Anton Yelchin: A Critic's Appreciation

Like Crazy Anton Yelchin Felicity Jones Still H 2016
Fred Hayes

The actor's range was quite extraordinary, and we can only contemplate the performances he might have gone on to give in years ahead that were brutally stolen from him.

The news of Anton Yelchin’s death in a freak accident hit me hard, partly because of the loss of an important young actor and also because I had met him on a few occasions and was impressed by his honesty and humility, as well as his talent.

I first became aware of Anton in Scott Hicks’ movie, Hearts in Atlantis, in which he played a lonely boy befriended by a mysterious stranger played by Anthony Hopkins. The interplay between this Oscar-winning icon and a gifted newcomer was surprisingly evenhanded. Yelchin kept you watching him, even when Hopkins was declaiming.

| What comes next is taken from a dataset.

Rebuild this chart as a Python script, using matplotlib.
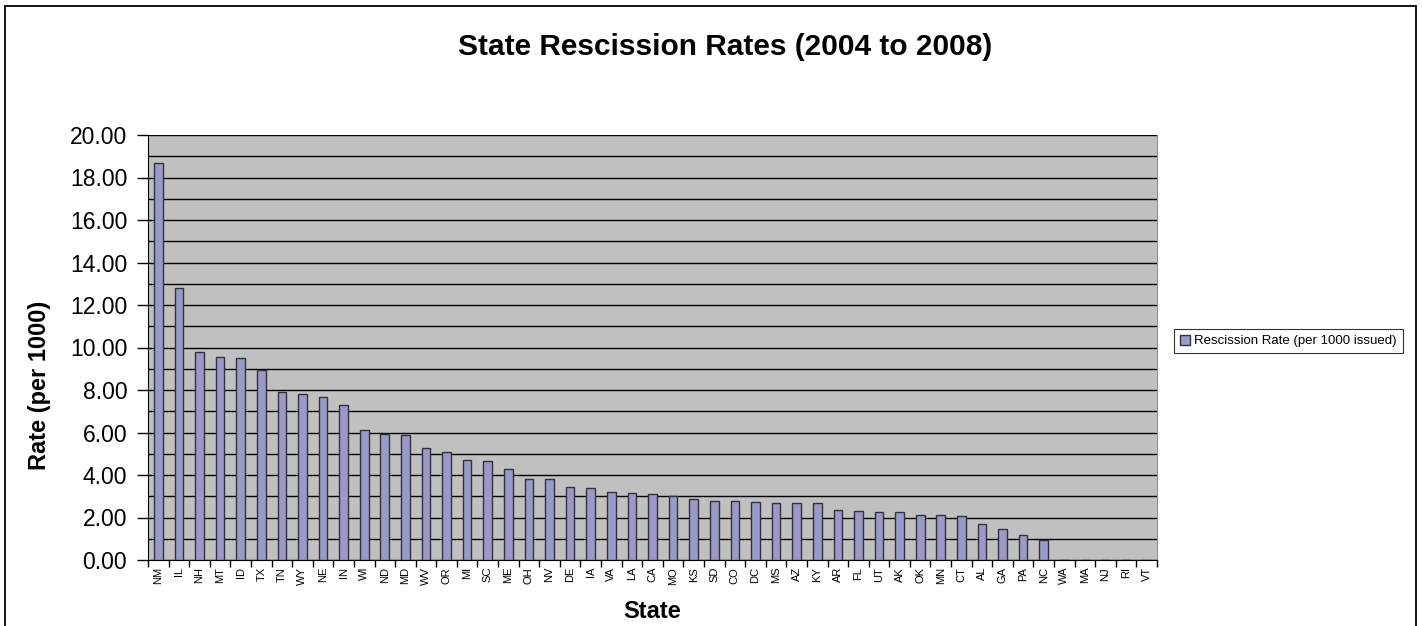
import matplotlib
matplotlib.use("Agg")
import matplotlib.pyplot as plt
from matplotlib.patches import Rectangle
from matplotlib.ticker import MultipleLocator, FixedLocator, FormatStrFormatter

plt.rcParams['font.family'] = ['Liberation Sans', 'DejaVu Sans']

states = ["NM", "IL", "NH", "MT", "ID", "TX", "TN", "WY", "NE", "IN",
          "WI", "ND", "MD", "WV", "OR", "MI", "SC", "ME", "OH", "NV",
          "DE", "IA", "VA", "LA", "CA", "MO", "KS", "SD", "CO", "DC",
          "MS", "AZ", "KY", "AR", "FL", "UT", "AK", "OK", "MN", "CT",
          "AL", "GA", "PA", "NC", "WA", "MA", "NJ", "RI", "VT"]
rates = [18.67, 12.81, 9.80, 9.54, 9.51, 8.94, 7.92, 7.81, 7.67, 7.28,
         6.12, 5.93, 5.87, 5.29, 5.08, 4.69, 4.68, 4.27, 3.80, 3.80,
         3.45, 3.40, 3.18, 3.14, 3.12, 3.03, 2.89, 2.79, 2.79, 2.75,
         2.70, 2.70, 2.70, 2.37, 2.32, 2.27, 2.24, 2.13, 2.12, 2.05,
         1.71, 1.46, 1.16, 0.96, 0.02, 0.0, 0.0, 0.0, 0.0]
series_name = "Rescission Rate (per 1000 issued)"
title = "State Rescission Rates (2004 to 2008)"

W, H = 1422, 626
fig = plt.figure(figsize=(W / 100, H / 100), dpi=100)
fig.patch.set_facecolor("white")

left, right, top, bottom = 148, 1157, 135, 560
ax = fig.add_axes([left / W, 1 - bottom / H, (right - left) / W, (bottom - top) / H])
ax.set_facecolor("#C0C0C0")

x = list(range(len(states)))
ax.bar(x, rates, width=0.42, color="#9999CC", edgecolor="#333333", linewidth=1.0,
       label=series_name, zorder=3)

ax.set_xlim(-0.5, len(states) - 0.5)
ax.set_ylim(0, 20)

# y axis
ax.yaxis.set_major_locator(MultipleLocator(2))
ax.yaxis.set_minor_locator(MultipleLocator(1))
ax.yaxis.set_major_formatter(FormatStrFormatter("%.2f"))
ax.tick_params(axis="y", which="major", length=8, width=1, pad=7, labelsize=16.5, direction="out")
ax.tick_params(axis="y", which="minor", length=0)
ax.grid(axis="y", which="both", color="black", linewidth=1.0, zorder=1)
ax.set_axisbelow(True)

# x axis: labels centered, tick marks between categories
ax.set_xticks(x)
ax.set_xticklabels(states, rotation=90, fontsize=8)
ax.xaxis.set_minor_locator(FixedLocator([i - 0.5 for i in range(len(states) + 1)]))
ax.tick_params(axis="x", which="major", length=0, pad=5)
ax.tick_params(axis="x", which="minor", length=5, width=1, direction="out")

ax.spines["top"].set_visible(False)
ax.spines["right"].set_color("#909090")
ax.spines["left"].set_color("black")
ax.spines["bottom"].set_color("black")

ax.set_ylabel("Rate (per 1000)", fontsize=17, fontweight="bold")
ax.yaxis.set_label_coords((40 - left) / (right - left), (bottom - 385) / (bottom - top))
ax.set_xlabel("State", fontsize=17, fontweight="bold")
ax.xaxis.set_label_coords(0.5, -(611 - bottom) / (bottom - top))
ax.xaxis.label.set_va("center")
ax.yaxis.label.set_va("center")

fig.text(725 / W, 1 - 47 / H, title, fontsize=21.5, fontweight="bold",
         ha="center", va="center")

leg = fig.legend(loc="center left", bbox_to_anchor=(1174 / W, 1 - 341 / H),
                 fontsize=9.5, frameon=True, fancybox=False, edgecolor="black",
                 handlelength=0.8, handleheight=0.8, handletextpad=0.3,
                 borderpad=0.45, borderaxespad=0)
leg.get_frame().set_linewidth(0.8)

# outer chart border
fig.patches.append(Rectangle((5 / W, -0.02), (1416 - 5) / W, 1 - 6 / H + 0.02,
                             transform=fig.transFigure, fill=False,
                             edgecolor="black", linewidth=1.3))

fig.savefig("out.png", dpi=100)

In 2005 I hosted a screening of House of D, the feature directorial debut of actor David Duchovny. The film was something of a self-indulgent muddle, but with an interesting cast that included Robin Williams, Tea Leoni (who was married to Duchovny at the time) and Frank Langella. Duchovny played a writer trying to make peace with his past, but the bulk of the film consisted of flashbacks in which Yelchin played the main character in his teens. After the screening, both Duchovny and Yelchin took part in a Q&A. Duchovny affirmed that he could not have made the film without Yelchin, and Anton took the praise without any airs, speaking honestly and enthusiastically about the excitement of working with Williams in particular.

The following year, I interviewed Yelchin and a few of the other castmembers from Alpha Dog, which was having its world premiere at the Sundance Film Festival. He played the teenage victim of a gang war in the San Fernando Valley, and he spoke quite movingly about his sense of responsibility to the true story. He seemed to be an actor who relished challenge, and he also enjoyed collaborating with the other young castmembers of that movie, including Emile Hirsch, Ben Foster and Justin Timberlake.

During the next several years I watched Yelchin graduate to more mainstream films like Terminator Salvation, the remake of Fright Night and the revamped Star Trek series overseen by J.J. Abrams. But he never lost his commitment to independent film, and I interviewed him again just last year after a screening of 5 to 7, a witty romantic comedy in which he played a young man drawn into an affair with a married French woman. He joined our panel discussion after the movie, along with writer-director Victor Levin and co-star Berenice Marlohe. Anton remembered our earlier meetings; he said he felt fortunate to be able to go back and forth from studio franchises to meaningful, smaller films.

Yelchin was blessed with a distinctive, slightly gravelly voice that made you listen attentively to everything he had to say, both onscreen and off. Critic Stanley Kauffmann once wrote that an actor could never make a truly strong impression without an expressive voice, and that was certainly one of the most striking gifts in Yelchin’s arsenal. He also exuded intelligence, which is no doubt why he was cast as the brainy Chekov in Star Trek. But that made him ideally cast in many other films, including 5 to 7, in which he showed he was one of the few actors of his generation who could deliver carefully calibrated, literate dialogue of the kind more frequently found in comedies of the 1930s and '40s.

It also explains why he was perfectly cast in a movie like Charlie Bartlett, a droll gem in which he played a high school student who inadvertently becomes the amateur psychiatrist to all of his fellow students. Probably Yelchin’s most memorable role was in the Sundance prizewinner Like Crazy, in which he played a college student caught up in a hopeless transatlantic love affair with a British exchange student (played by up-and-coming actress Felicity Jones). He caught the lovesick intensity of the young man without shortchanging the character’s intelligence.

Yelchin’s range was quite extraordinary, and we can only contemplate the performances he might have gone on to give in years ahead that were brutally stolen from him.